My brain is soaking up the words—more than he has ever said to me in one conversation before—and forming them into something I can make sense of. Is he buying him and Celia some time to turn me and Ruby against each other? Or is he truly hopeful that we’ll realize what a huge mistake we’re making?
“No. Ruby isn’t like that. She doesn’t want the big white wedding; she’d rather keep it simple.”It’s not about the wedding, it’s about the person you’re marrying, that’s what she said.
“So, promise her whatever she fucking wants then.” He swallows, looks away, like he’s searching for the ace card on the wet sidewalk. “If she loves you, she’ll wait.”
“But I don’t want to wait. Life’s too short…”
A vision of glaring headlamps pops into my head, screeching tires, the volcanic sounds of metal-on-metal.
His shoulders slump inside his heavy coat, and he bows his head. “Maybe not as short as you think.” He keeps walking, and I jog to catch up with him, my carry-on dragging behind me.
“What’s that supposed to mean?”
He doesn’t look at me.
“Dad! Talk to me. What the hell is going on here?”
“Go home, son.” He crosses the road in front of an oncoming vehicle, and the driver hits the brakes, tires slipping across wet tarmac.
I raise a hand, yell, “Sorry!” to the driver, and chase after my dad.
He hears my footsteps, turns around, and grinds out between clenched jaws, “I said, go home, Harry. Go on. Fuck off!”
“Yeah, I know what you said, but I can be a stubborn bastard too.”
He shakes his head, a half-smile tugging one corner of his mouth. “I got something right then.”
My brain has been playing catch-up since he woke me up in the hospital, and now the reason I was there in the first place comesflooding back, sucking the air from my lungs. My dad and Celia Jackson. She called him from the telephone booth, and he came.
He came.
He wasn’t there to visit Graham or Ruby; he was there because of Celia.
How long would you wait for Ruby?
“Thirteen years,” I mumble under my breath, the truth crawling under my skin and squeezing my chest.
“Fucking bingo.” His voice is thick with emotion.
“Celia Jackson?”
It doesn’t sound right, the name on my tongue, not when I’m facing my dad. Talia Pagan said this one was different—not a case of the cheating wife. She’d seen something else, and she was trained to know what she was looking for.

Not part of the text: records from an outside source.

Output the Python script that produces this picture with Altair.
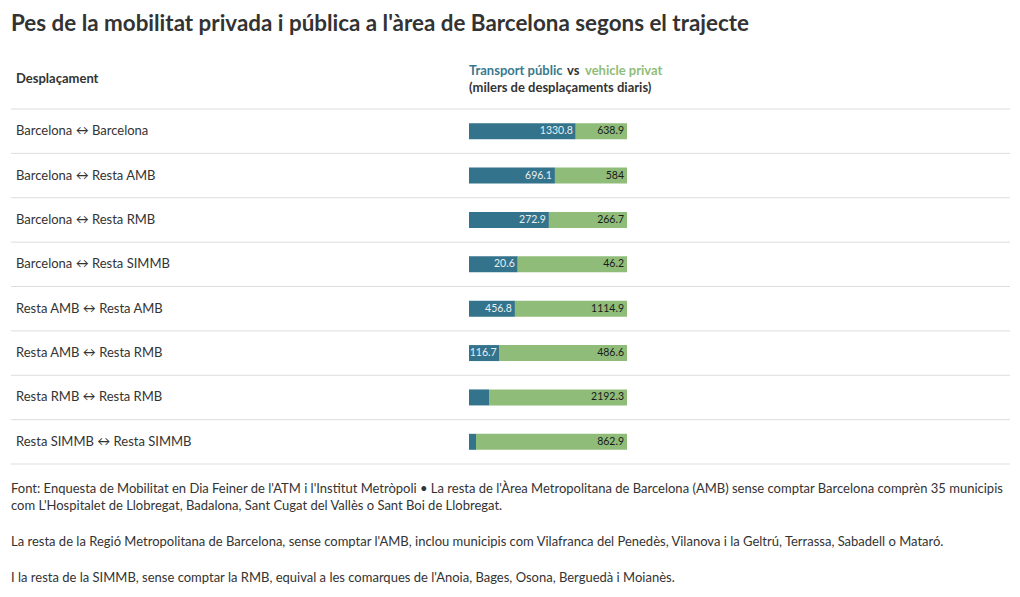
import altair as alt
import pandas as pd

routes = [
    "Barcelona ↔ Barcelona",
    "Barcelona ↔ Resta AMB",
    "Barcelona ↔ Resta RMB",
    "Barcelona ↔ Resta SIMMB",
    "Resta AMB ↔ Resta AMB",
    "Resta AMB ↔ Resta RMB",
    "Resta RMB ↔ Resta RMB",
    "Resta SIMMB ↔ Resta SIMMB",
]
public = [1330.8, 696.1, 272.9, 20.6, 456.8, 116.7, 318.0, 40.0]
private = [638.9, 584.0, 266.7, 46.2, 1114.9, 486.6, 2192.3, 862.9]

FONT = "Lato"
BLUE = "#33738b"
GREEN = "#8fbd79"
DARK = "#333333"

rows = []
for i, r in enumerate(routes):
    rows.append({"route": r, "idx": i, "mode": "Transport públic", "ord": 0, "value": public[i]})
    rows.append({"route": r, "idx": i, "mode": "vehicle privat", "ord": 1, "value": private[i]})
df = pd.DataFrame(rows)
labels_df = pd.DataFrame({"route": routes, "idx": list(range(len(routes)))})
seps_df = pd.DataFrame({"sep": [i - 0.5 for i in range(len(routes) + 1)]})

yscale = alt.Scale(domain=[-0.5, len(routes) - 0.5], range=[101, 456], nice=False, zero=False, padding=0)
xscale = alt.Scale(domain=[0, 1], range=[461, 619], nice=False, zero=False, padding=0)

base = alt.Chart(df)

bars = base.mark_bar(size=16, orient="horizontal").encode(
    x=alt.X("value:Q", stack="normalize", scale=xscale, axis=None),
    y=alt.Y("idx:Q", scale=yscale, axis=None),
    color=alt.Color("mode:N", scale=alt.Scale(domain=["Transport públic", "vehicle privat"], range=[BLUE, GREEN]), legend=None),
    order=alt.Order("ord:Q", sort="ascending"),
)

vals = base.transform_joinaggregate(
    total="sum(value)", groupby=["route"]
).transform_calculate(
    share="datum.value / datum.total"
).mark_text(align="right", baseline="middle", dx=-3, fontSize=10.5, font=FONT).encode(
    x=alt.X("value:Q", stack="normalize", scale=xscale, axis=None),
    y=alt.Y("idx:Q", scale=yscale, axis=None),
    detail="mode:N",
    order=alt.Order("ord:Q", sort="ascending"),
    text=alt.condition("datum.share > 0.15", alt.Text("value:Q", format="~f"), alt.value("")),
    color=alt.condition("datum.ord == 0", alt.value("#e8f0f2"), alt.value("#1a1a1a")),
)

row_labels = alt.Chart(labels_df).mark_text(align="left", baseline="middle", fontSize=13, font=FONT, color=DARK).encode(
    x=alt.value(8),
    y=alt.Y("idx:Q", scale=yscale, axis=None),
    text="route:N",
)

seps = alt.Chart(seps_df).mark_rule(color="#dddddd", strokeWidth=1).encode(
    x=alt.value(3),
    x2=alt.value(1002),
    y=alt.Y("sep:Q", scale=yscale, axis=None),
)

def txt(s, x, y, size=13, weight="normal", color=DARK):
    return alt.Chart(pd.DataFrame({"t": [s]})).mark_text(
        align="left", baseline="middle", fontSize=size, fontWeight=weight, font=FONT, color=color
    ).encode(x=alt.value(x), y=alt.value(y), text="t:N")

title = txt("Pes de la mobilitat privada i pública a l'àrea de Barcelona segons el trajecte", 3, 16, size=22.4, weight="bold")
h1 = txt("Desplaçament", 8, 71, weight="bold")
h2a = txt("Transport públic", 461, 63, weight="bold", color="#3a7a8e")
h2b = txt("vs", 559, 63, weight="bold")
h2c = txt("vehicle privat", 577, 63, weight="bold", color=GREEN)
h3 = txt("(milers de desplaçaments diaris)", 461, 80, weight="bold")

f1 = txt("Font: Enquesta de Mobilitat en Dia Feiner de l'ATM i l'Institut Metròpoli • La resta de l'Àrea Metropolitana de Barcelona (AMB) sense comptar Barcelona comprèn 35 municipis", 3, 481)
f2 = txt("com L'Hospitalet de Llobregat, Badalona, Sant Cugat del Vallès o Sant Boi de Llobregat.", 3, 498)
f3 = txt("La resta de la Regió Metropolitana de Barcelona, sense comptar l'AMB, inclou municipis com Vilafranca del Penedès, Vilanova i la Geltrú, Terrassa, Sabadell o Mataró.", 3, 534)
f4 = txt("I la resta de la SIMMB, sense comptar la RMB, equival a les comarques de l'Anoia, Bages, Osona, Berguedà i Moianès.", 3, 570)

chart = alt.layer(
    seps, bars, vals, row_labels, title, h1, h2a, h2b, h2c, h3, f1, f2, f3, f4
).properties(
    width=1004, height=581, padding=0, background="white",
    autosize=alt.AutoSizeParams(type="none")
).configure_view(stroke=None)

chart.save("out.html", embed_options={"renderer": "svg", "actions": False})
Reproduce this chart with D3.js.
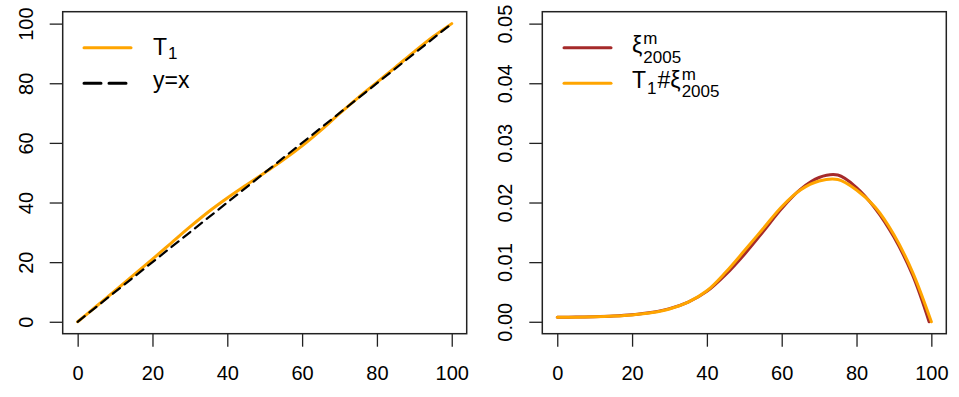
<!DOCTYPE html>
<html lang="en">
<head>
<meta charset="utf-8">
<title>T1 transport map and densities</title>
<script src="https://cdn.jsdelivr.net/npm/d3@7"></script>
<style>
  body { margin: 0; background: #fff; }
  svg text { font-family: "Liberation Sans", Arial, sans-serif; fill: #000; }
</style>
</head>
<body>
<div id="chart"></div>
<script>
// grid of ages (x) used by both panels
var xs = [0, 5, 10, 15, 20, 25, 30, 35, 40, 45, 50, 55, 60, 65, 70, 75, 80, 85, 90, 95, 100];

// left panel: estimated map T1
var t1 = [0, 5.2, 10.4, 15.7, 21.0, 26.4, 31.8, 36.9, 41.5, 45.8, 50.0, 54.3, 59.0, 64.2, 69.8, 75.2, 80.3, 85.4, 90.6, 95.6, 100];

// right panel: densities
var xiX = [0, 5, 10, 15, 20, 25, 30, 35, 40, 45, 50, 55, 60, 65, 70, 75, 80, 85, 90, 95, 99.4];
var xi2005 = [0.00075, 0.00078, 0.00085, 0.00097, 0.00118, 0.00155, 0.0022, 0.0033, 0.0051, 0.0079, 0.0113, 0.0151, 0.0190, 0.0222, 0.0242, 0.0246, 0.0225, 0.0190, 0.0142, 0.0078, 0];
var pushXi = [0.00075, 0.00077, 0.00083, 0.00095, 0.00115, 0.0015, 0.00215, 0.0033, 0.0052, 0.0083, 0.0119, 0.0156, 0.0193, 0.0221, 0.0236, 0.02385, 0.0221, 0.0192, 0.0146, 0.0083, 0];

var xTicks = [0, 20, 40, 60, 80, 100];
var yTicksL = [0, 20, 40, 60, 80, 100];
var yTicksR = [0, 0.01, 0.02, 0.03, 0.04, 0.05];

var width = 959, height = 397;
var svg = d3.select("#chart").append("svg")
    .attr("width", width)
    .attr("height", height);

var boxW = 404, boxH = 322;

function panel(left, ydom, yticks, yfmt) {
    var g = svg.append("g").attr("transform", "translate(" + left + ",11.7)");
    // R style 4% padding on both axes
    var x = d3.scaleLinear().domain([-4, 104]).range([0, boxW]);
    var pad = (ydom[1] - ydom[0]) * 0.04;
    var y = d3.scaleLinear().domain([ydom[0] - pad, ydom[1] + pad]).range([boxH, 0]);

    var xa = g.append("g")
        .attr("transform", "translate(0," + boxH + ")")
        .call(d3.axisBottom(x).tickValues(xTicks).tickSize(13).tickPadding(19));
    xa.select(".domain").remove();
    xa.selectAll("text").style("font-size", "20px");

    var ya = g.append("g")
        .call(d3.axisLeft(y).tickValues(yticks).tickSize(13).tickFormat(yfmt));
    ya.select(".domain").remove();
    ya.selectAll("text")
        .attr("x", 0).attr("dy", 0)
        .attr("transform", "translate(-30,0) rotate(-90)")
        .style("text-anchor", "middle")
        .style("font-size", "20px");

    g.selectAll(".tick line").attr("stroke", "#222").attr("stroke-width", 1.3);

    g.append("rect")
        .attr("width", boxW).attr("height", boxH)
        .attr("fill", "none").attr("stroke", "#222").attr("stroke-width", 1.5);

    return {g: g, x: x, y: y};
}

function draw(p, xv, yv, color, w, dash) {
    var line = d3.line()
        .x(function(d, i) { return p.x(xv[i]); })
        .y(function(d) { return p.y(d); })
        .curve(d3.curveCatmullRom.alpha(0.5));
    var path = p.g.append("path")
        .datum(yv)
        .attr("d", line)
        .attr("fill", "none")
        .attr("stroke", color)
        .attr("stroke-width", w)
        .attr("stroke-linecap", "round")
        .attr("stroke-linejoin", "round");
    if (dash) path.attr("stroke-dasharray", dash);
}

// ---- left panel
var L = panel(62.7, [0, 100], yTicksL, d3.format("d"));
draw(L, xs, t1, "#FFA500", 3);
draw(L, [0, 100], [0, 100], "#000", 2.2, "9,6");

// ---- right panel
var R = panel(542.3, [0, 0.05], yTicksR, d3.format(".2f"));
draw(R, xiX, xi2005, "#A52A2A", 3);
draw(R, xs, pushXi, "#FFA500", 3);

// ---- legends
function legLine(x1, x2, y, color, dash) {
    var l = svg.append("line")
        .attr("x1", x1).attr("x2", x2).attr("y1", y).attr("y2", y)
        .attr("stroke", color).attr("stroke-width", 3)
        .attr("stroke-linecap", "round");
    if (dash) l.attr("stroke-dasharray", dash);
}
function txt(x, y, s, size) {
    return svg.append("text").attr("x", x).attr("y", y)
        .style("font-size", size + "px").text(s);
}
function len(t) { return t.node().getComputedTextLength(); }

var big = 23, small = 17;

legLine(84, 131, 47.7, "#FFA500");
legLine(84, 131, 83.3, "#000", "17,8");
var tT = txt(153, 55, "T", big);
txt(153 + len(tT) + 1, 59, "1", small);
txt(153, 88, "y=x", big);

legLine(564, 611, 47.7, "#A52A2A");
legLine(564, 611, 83.3, "#FFA500");

var xi1 = txt(632, 53, "ξ", big);
var sx1 = 632 + len(xi1) + 1;
txt(sx1, 44, "m", small);
txt(sx1, 62.7, "2005", small);

var t2 = txt(632, 88.3, "T", big);
var s1 = txt(632 + len(t2) + 1, 94, "1", small);
var hx = 632 + len(t2) + 1 + len(s1) + 1;
var hs = txt(hx, 88.3, "#", big);
var xx = hx + len(hs);
var xi2 = txt(xx, 88.3, "ξ", big);
var sx2 = xx + len(xi2) + 1;
txt(sx2, 80, "m", small);
txt(sx2, 97.3, "2005", small);
</script>
</body>
</html>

“How long…?” Stupid question, I already know the answer. “I mean how did you… When did it start?”
My dad rubs the rain from his face with his hands and tilts his head towards the sky. “Wrong tense.”
“What do you mean?”
He sighs heavily. “The question isn’t,when did it start? The question is,will it ever happen?”
He walks away, and this time I let him go.
29
RUBY
After Karl leaves,my mom doesn’t move for a long while like she’s frozen in place by the window, something binding her there in case he comes back.